Não duvido que o desajuste dos matrimônios norte-americanos se deva muito principalmente a essa discrepância entre o instinto maternal das mulheres e o instinto paternal dos homens. A imaturidade emotiva dos jovens norte-americanos não pode ter outra explicação a não ser esse fato biológico; os homens que se criam sob um sistema social de excessivos mimos à juventude não possuem o senso da responsabilidade que têm as moças, devido a seu desenvolvido instinto maternal. Seria ruinoso que a natureza não dotasse as mulheres de suficiente sobriedade quando estão fisiologicamente aptas para ser mães. Os filhos de famílias pobres possuem esse sentimento de responsabilidade, proporcionado pelas circunstâncias mais penosas, e desse modo só ficam os filhos mimados das famílias ricas – em uma nação que venera e mima a juventude – em ideais condições para se converterem em incompetentes sociais e emotivos.
Afinal, só nos interessa a pergunta: “como viver ma vida mais feliz?”, e não pode ser feliz nenhuma vida a menos que, além das realizações superficiais da vida externa, se efetivem as tendência mais profundas do indivíduo. O celibato, como ideal sob a forma de “carreira pessoal”, traz consigo não só um toque individualista, mas também outro totalmente intelectual, e por esta última razão deve ser condenado.
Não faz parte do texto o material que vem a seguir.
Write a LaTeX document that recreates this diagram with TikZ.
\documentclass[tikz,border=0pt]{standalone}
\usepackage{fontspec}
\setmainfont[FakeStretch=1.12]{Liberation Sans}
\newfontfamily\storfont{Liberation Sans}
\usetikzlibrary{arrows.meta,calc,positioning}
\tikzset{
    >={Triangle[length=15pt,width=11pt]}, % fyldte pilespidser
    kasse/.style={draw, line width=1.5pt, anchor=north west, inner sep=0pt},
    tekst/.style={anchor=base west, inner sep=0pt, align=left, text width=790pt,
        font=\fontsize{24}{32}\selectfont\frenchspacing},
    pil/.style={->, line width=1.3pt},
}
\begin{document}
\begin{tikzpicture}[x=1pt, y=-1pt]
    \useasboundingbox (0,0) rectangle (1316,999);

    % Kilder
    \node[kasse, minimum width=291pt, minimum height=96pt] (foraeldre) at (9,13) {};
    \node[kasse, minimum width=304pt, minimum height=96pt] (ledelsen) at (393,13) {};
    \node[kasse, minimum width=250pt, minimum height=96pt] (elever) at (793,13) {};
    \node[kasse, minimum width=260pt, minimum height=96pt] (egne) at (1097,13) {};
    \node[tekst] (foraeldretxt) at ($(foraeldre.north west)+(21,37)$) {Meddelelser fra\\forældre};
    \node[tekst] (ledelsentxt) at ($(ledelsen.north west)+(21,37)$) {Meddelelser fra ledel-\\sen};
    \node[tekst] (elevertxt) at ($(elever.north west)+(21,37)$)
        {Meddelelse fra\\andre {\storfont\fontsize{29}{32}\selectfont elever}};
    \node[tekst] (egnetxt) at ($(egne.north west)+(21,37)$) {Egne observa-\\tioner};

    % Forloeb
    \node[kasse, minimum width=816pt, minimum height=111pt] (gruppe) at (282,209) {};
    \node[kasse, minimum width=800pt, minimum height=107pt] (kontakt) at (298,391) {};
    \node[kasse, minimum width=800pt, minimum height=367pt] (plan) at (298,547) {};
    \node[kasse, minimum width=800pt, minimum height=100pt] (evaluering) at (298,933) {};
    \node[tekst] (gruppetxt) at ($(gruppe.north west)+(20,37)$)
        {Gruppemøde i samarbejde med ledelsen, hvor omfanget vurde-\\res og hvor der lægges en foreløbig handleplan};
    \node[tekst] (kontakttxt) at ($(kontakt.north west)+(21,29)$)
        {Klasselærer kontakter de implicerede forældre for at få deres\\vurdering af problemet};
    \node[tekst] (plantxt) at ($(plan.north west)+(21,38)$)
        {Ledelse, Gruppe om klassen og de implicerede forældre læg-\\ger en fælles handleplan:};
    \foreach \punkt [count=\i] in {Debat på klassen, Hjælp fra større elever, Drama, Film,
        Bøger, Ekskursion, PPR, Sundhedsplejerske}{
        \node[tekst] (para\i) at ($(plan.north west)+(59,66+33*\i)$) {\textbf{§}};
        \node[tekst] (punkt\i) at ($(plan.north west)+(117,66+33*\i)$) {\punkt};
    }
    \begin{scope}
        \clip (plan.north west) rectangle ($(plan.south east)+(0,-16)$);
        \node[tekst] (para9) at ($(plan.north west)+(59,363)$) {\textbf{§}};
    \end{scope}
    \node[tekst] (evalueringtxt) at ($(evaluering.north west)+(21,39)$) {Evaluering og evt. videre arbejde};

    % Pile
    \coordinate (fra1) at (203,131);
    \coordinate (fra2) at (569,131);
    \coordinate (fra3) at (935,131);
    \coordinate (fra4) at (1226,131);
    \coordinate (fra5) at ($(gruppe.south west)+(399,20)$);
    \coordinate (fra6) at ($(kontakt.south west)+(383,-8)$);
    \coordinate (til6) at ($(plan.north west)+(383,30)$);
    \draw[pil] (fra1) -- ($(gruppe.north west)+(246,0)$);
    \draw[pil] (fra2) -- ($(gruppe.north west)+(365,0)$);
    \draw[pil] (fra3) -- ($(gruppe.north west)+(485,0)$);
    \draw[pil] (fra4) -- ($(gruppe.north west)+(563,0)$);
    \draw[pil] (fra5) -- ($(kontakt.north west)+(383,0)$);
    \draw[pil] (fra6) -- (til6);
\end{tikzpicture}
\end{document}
Sempre suspeito que o solteirão ou a solteirona que perseveram em tal estado por deliberação própria são uns meros intelecutalistas, por demais preocupados com suas realizações externas, e certos de que, como seres humanos, podem encontrar a felicidade em um defeituoso sucedâneo da vida doméstica, ou que podem encontrar um interesse intelecutal, artístico ou profissional profundamente satisfatório.
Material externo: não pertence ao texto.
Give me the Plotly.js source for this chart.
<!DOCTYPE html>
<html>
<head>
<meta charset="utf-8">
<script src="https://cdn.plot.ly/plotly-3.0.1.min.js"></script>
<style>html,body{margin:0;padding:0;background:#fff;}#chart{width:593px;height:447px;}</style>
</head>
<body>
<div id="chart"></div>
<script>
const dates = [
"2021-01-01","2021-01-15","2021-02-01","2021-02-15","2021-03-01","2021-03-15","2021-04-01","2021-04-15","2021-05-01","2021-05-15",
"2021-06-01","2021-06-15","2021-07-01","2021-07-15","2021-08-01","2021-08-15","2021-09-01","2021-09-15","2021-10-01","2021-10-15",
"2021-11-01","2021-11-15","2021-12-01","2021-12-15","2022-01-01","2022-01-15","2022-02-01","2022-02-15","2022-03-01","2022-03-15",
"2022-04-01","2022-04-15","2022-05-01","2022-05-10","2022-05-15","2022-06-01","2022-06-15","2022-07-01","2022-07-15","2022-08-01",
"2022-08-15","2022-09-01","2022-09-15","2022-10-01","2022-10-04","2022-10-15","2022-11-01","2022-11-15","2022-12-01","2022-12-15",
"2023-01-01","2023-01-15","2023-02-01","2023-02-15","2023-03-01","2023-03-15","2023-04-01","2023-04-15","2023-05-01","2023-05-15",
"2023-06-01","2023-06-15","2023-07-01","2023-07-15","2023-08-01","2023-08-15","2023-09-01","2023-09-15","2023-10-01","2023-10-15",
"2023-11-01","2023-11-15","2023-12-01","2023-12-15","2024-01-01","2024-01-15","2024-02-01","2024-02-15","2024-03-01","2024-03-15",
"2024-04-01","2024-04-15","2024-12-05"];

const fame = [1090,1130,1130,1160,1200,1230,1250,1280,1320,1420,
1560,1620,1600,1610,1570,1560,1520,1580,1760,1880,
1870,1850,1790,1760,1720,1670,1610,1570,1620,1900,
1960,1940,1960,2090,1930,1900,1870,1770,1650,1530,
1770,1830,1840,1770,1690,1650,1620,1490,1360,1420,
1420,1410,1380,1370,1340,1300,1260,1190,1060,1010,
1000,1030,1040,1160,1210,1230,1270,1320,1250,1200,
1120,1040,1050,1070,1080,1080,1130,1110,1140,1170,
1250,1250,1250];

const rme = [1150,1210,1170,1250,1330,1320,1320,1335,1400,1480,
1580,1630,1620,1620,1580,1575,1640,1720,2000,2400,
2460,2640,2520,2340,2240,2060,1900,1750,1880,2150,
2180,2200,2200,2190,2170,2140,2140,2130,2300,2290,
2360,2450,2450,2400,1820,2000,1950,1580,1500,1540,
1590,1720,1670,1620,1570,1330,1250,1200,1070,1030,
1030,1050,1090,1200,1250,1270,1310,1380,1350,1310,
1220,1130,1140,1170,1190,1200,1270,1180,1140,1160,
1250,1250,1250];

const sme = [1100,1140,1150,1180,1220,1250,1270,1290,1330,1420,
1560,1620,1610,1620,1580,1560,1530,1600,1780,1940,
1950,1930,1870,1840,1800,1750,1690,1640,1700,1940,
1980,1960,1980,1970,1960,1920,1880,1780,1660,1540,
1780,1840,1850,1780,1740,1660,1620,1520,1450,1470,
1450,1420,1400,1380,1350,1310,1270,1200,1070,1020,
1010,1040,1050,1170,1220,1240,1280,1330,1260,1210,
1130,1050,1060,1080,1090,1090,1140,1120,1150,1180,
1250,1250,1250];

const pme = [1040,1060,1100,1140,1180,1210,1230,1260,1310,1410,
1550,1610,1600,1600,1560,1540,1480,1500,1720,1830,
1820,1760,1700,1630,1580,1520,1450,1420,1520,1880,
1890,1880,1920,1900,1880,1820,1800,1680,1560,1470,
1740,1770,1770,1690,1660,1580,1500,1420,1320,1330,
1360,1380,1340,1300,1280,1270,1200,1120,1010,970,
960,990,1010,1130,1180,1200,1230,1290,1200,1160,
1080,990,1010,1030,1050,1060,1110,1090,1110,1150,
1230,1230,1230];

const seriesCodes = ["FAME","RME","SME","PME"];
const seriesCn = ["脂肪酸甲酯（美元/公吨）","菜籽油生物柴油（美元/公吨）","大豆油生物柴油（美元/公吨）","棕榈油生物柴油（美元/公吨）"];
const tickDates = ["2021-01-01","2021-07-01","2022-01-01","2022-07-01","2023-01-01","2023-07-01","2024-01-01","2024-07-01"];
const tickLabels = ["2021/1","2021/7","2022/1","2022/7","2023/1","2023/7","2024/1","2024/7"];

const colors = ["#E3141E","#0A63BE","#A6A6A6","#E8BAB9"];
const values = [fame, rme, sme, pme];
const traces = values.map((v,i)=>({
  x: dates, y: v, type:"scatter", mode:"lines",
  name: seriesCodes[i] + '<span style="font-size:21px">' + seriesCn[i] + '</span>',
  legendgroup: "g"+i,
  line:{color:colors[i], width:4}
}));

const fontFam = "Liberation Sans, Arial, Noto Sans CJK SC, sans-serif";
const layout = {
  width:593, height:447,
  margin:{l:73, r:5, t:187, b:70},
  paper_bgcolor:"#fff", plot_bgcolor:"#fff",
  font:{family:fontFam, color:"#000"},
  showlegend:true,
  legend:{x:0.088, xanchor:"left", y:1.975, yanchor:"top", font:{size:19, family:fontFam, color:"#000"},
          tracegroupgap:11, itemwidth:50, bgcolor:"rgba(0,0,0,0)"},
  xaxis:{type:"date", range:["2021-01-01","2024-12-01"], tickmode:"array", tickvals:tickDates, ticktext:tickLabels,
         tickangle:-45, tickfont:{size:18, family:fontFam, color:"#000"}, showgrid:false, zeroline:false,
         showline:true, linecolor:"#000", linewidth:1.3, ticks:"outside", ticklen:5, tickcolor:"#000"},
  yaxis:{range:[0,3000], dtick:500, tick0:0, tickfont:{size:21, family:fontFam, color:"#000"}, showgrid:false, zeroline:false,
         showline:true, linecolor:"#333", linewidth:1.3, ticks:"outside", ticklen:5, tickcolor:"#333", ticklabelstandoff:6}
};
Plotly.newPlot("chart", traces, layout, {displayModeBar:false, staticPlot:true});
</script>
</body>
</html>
Nego-o. Este espetáculo do individualismo, do celibato e da ausência de filhos, da procura do sucedâneo em “carreiras” e empresas ou em campanhas para impedir a crueldade para com os animais, sempre me surpreendeu como uma coisa tola e cômica. Isto é fisiologicamente sintomático no caso dessas velhas solteironas que procuram processar o diretor de um circo por sua crueldade com os tigres, pois despertaram suas suspeitas as marcas dos relhaços no lombo dos animais. Parecem provir tais protestos de um instinto maternal mal dirigido, aplicado a uma espécie inadequada, como se os verdadeiros tigres jamais se preocupassem com uns poucos relhaços. Essas pessoas tateiam vagamente em busca de alguma coisa, empenhando-se em convencer a si mesmas e aos outros de que ocupam um lugar na vida.
Os louros dos triunfos políticos, literários e artísticos só podem produzir nos seus portadores um pálido, intelectual sorriso, enquanto é imensamente real e impossível de descrever com palavras e alegria de ver crescerem filhos fortes e sadios. Quantos autores e artistas estão satisfeitos com suas realizações ao atingir a velhice, e quantos as consideram tão-somente simples produtos de um passatempo, justificáveis sobretudo como meio de ganhar a vida? Contam que poucos dias antes da sua morte Herbert Spencer fez empilhar sobre a sua cama os dezoito volumes da filosofia sintética e que, ao sentir seu preso frio, perguntou se não seria melhor ter um neto em lugar desta obra. Não teria trocado a sábia Elia a totalidade de seus ensaios por um de seus “filhos de sonho”? Não duvido que tenha sido uma satisfação moral e estética para John D. Rockefeller a idéia de tanto haver contribuído para a felicidade humana em tão vastas regiões. Mas, ao mesmo tempo, não duvido que essa satisfação fizesse menor sentido quanto à vida privada.